With banking, employment and motor vehicle records reported to the state, Massachusetts officials were convinced that COMETS would catch parents who avoided child support payments even if they were transient. They envisioned that the system would eventually be able to track down violators through a link to driver's license records across the country.

Lockheed Martin is providing the software, service, programming and technical support to get the system going. But the project's massive scope along with technical complications have befuddled both Lockheed Martin and state staff members, officials involved with COMETS say. What were anticipated to be simple tasks - such as ordering the printing of documents from a central location - snowballed and created major headaches, state officials said.

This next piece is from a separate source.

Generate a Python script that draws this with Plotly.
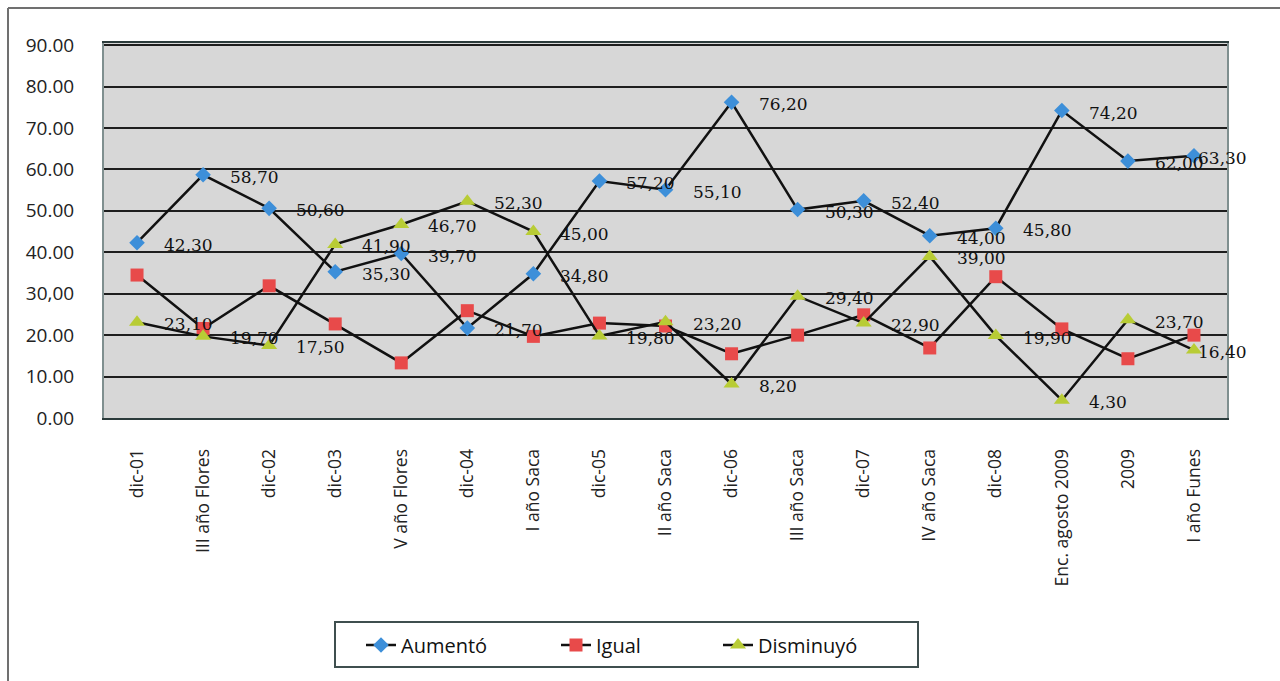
import plotly.graph_objects as go

categories = ["dic-01", "III año Flores", "dic-02", "dic-03", "V año Flores", "dic-04",
              "I año Saca", "dic-05", "II año Saca", "dic-06", "III año Saca", "dic-07",
              "IV año Saca", "dic-08", "Enc. agosto 2009", "2009", "I año Funes"]

aumento = [42.3, 58.7, 50.6, 35.3, 39.7, 21.7, 34.8, 57.2, 55.1, 76.2, 50.3, 52.4,
           44.0, 45.8, 74.2, 62.0, 63.3]
igual = [34.5, 21.6, 31.9, 22.7, 13.3, 25.9, 19.7, 22.9, 22.2, 15.5, 20.0, 24.9,
         16.9, 34.1, 21.5, 14.3, 20.0]
disminuyo = [23.1, 19.7, 17.5, 41.9, 46.7, 52.3, 45.0, 19.8, 23.2, 8.2, 29.4, 22.9,
             39.0, 19.9, 4.3, 23.7, 16.4]

y_tickvals = [0, 10, 20, 30, 40, 50, 60, 70, 80, 90]
y_ticktext = ["0.00", "10.00", "20.00", "30,00", "40.00", "50.00", "60.00", "70.00", "80.00", "90.00"]

series = [
    ("Aumentó", aumento, "diamond", "#3d8fd9", 12, True, 150),
    ("Igual", igual, "square", "#e84a4a", 13, False, 117),
    ("Disminuyó", disminuyo, "triangle-up", "#b8cc35", 14, True, 130),
]

fig = go.Figure()
annotations = []
n = len(categories)
for name, vals, sym, col, size, labelled, lw in series:
    fig.add_trace(go.Scatter(
        x=categories, y=vals, name=name, mode="lines+markers",
        line=dict(color="#111111", width=2.5),
        marker=dict(symbol=sym, color=col, size=size, line=dict(width=0)),
        legendwidth=lw,
    ))
    if labelled:
        for i, v in enumerate(vals):
            annotations.append(dict(
                x=i, y=v, xref="x", yref="y", text=f"{v:.2f}".replace(".", ","),
                showarrow=False, xanchor="left", yanchor="middle",
                xshift=(25 if i < n - 1 else 2), yshift=-2,
                font=dict(family="DejaVu Serif", size=17, color="#111111"),
            ))

L, R, T, B = 104, 1227, 43, 418
W, H = 1280, 681
pw, ph = R - L, B - T

def px(xp):
    return (xp - L) / pw

def py(yp):
    return (B - yp) / ph

shapes = [
    dict(type="line", xref="paper", yref="paper", x0=px(8), x1=px(1290), y0=py(8), y1=py(8),
         line=dict(color="#707070", width=2)),
    dict(type="line", xref="paper", yref="paper", x0=px(8), x1=px(8), y0=py(8), y1=py(700),
         line=dict(color="#707070", width=2)),
    dict(type="rect", xref="paper", yref="paper", x0=px(335), x1=px(918), y0=py(667), y1=py(622),
         line=dict(color="#3f4f4f", width=2), fillcolor="rgba(0,0,0,0)", layer="above"),
]

fig.update_layout(
    width=W, height=H,
    margin=dict(l=L, r=W - R, t=T, b=H - B, pad=0),
    paper_bgcolor="white",
    plot_bgcolor="#d7d7d7",
    font=dict(family="Open Sans", color="#222222"),
    showlegend=True,
    legend=dict(
        orientation="h", x=px(627), y=py(645), xanchor="center", yanchor="middle",
        borderwidth=0, bgcolor="rgba(0,0,0,0)",
        font=dict(family="Open Sans", size=20, color="#111111"),
        tracegroupgap=0,
    ),
    annotations=annotations,
    shapes=shapes,
)

fig.update_xaxes(
    type="category", categoryorder="array", categoryarray=categories,
    range=[-0.5, n - 0.5],
    tickangle=-90, tickfont=dict(family="Open Sans", size=17.5, color="#222222"),
    showgrid=False, zeroline=False,
    showline=True, linecolor="#2b3b3b", linewidth=2, mirror=True,
    ticks="", ticklabelstandoff=22,
)
fig.update_yaxes(
    range=[0, 90.5], tickvals=y_tickvals, ticktext=y_ticktext,
    tickfont=dict(family="Open Sans", size=19, color="#222222"),
    showgrid=True, gridcolor="#1e1e1e", gridwidth=2,
    zeroline=False,
    showline=True, linecolor="#7f8f8f", linewidth=2, mirror=True,
    ticks="", ticklabelstandoff=24,
)

fig.write_html("out.html")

"There are regulations after regulation after regulation that you have to build in,'' said Jerry Fay, deputy commissioner for child support enforcement in Massachusetts. "You have to do this report after that report after another report. All of this adds up. Also, we in Massachusetts wanted to build a system that was very different from what everyone else had. All of this added up to make a much more complex system than we could ever have thought.''

Lockheed Martin also is launching similar systems in Pennsylvania and Hawaii, although neither project has encountered significant delays or cost overruns.

Pennsylvania officials plan to pilot the $78 million Pennsylvania Child Support Enforcement System, or PACSES, in August. The state of Hawaii awarded a child support collection system contract to Lockheed Martin in December 1996.

Although some routine frustrations have surfaced, there have been no major cost overruns with the Hawaii project, said Edward Yonemoto, project manager of the system. The system, which is called Keiki, or Hawaiian for "children,'' is budgeted at $18 million.

"We're moving along with our new schedule and we think it's reachable,'' Yonemoto said.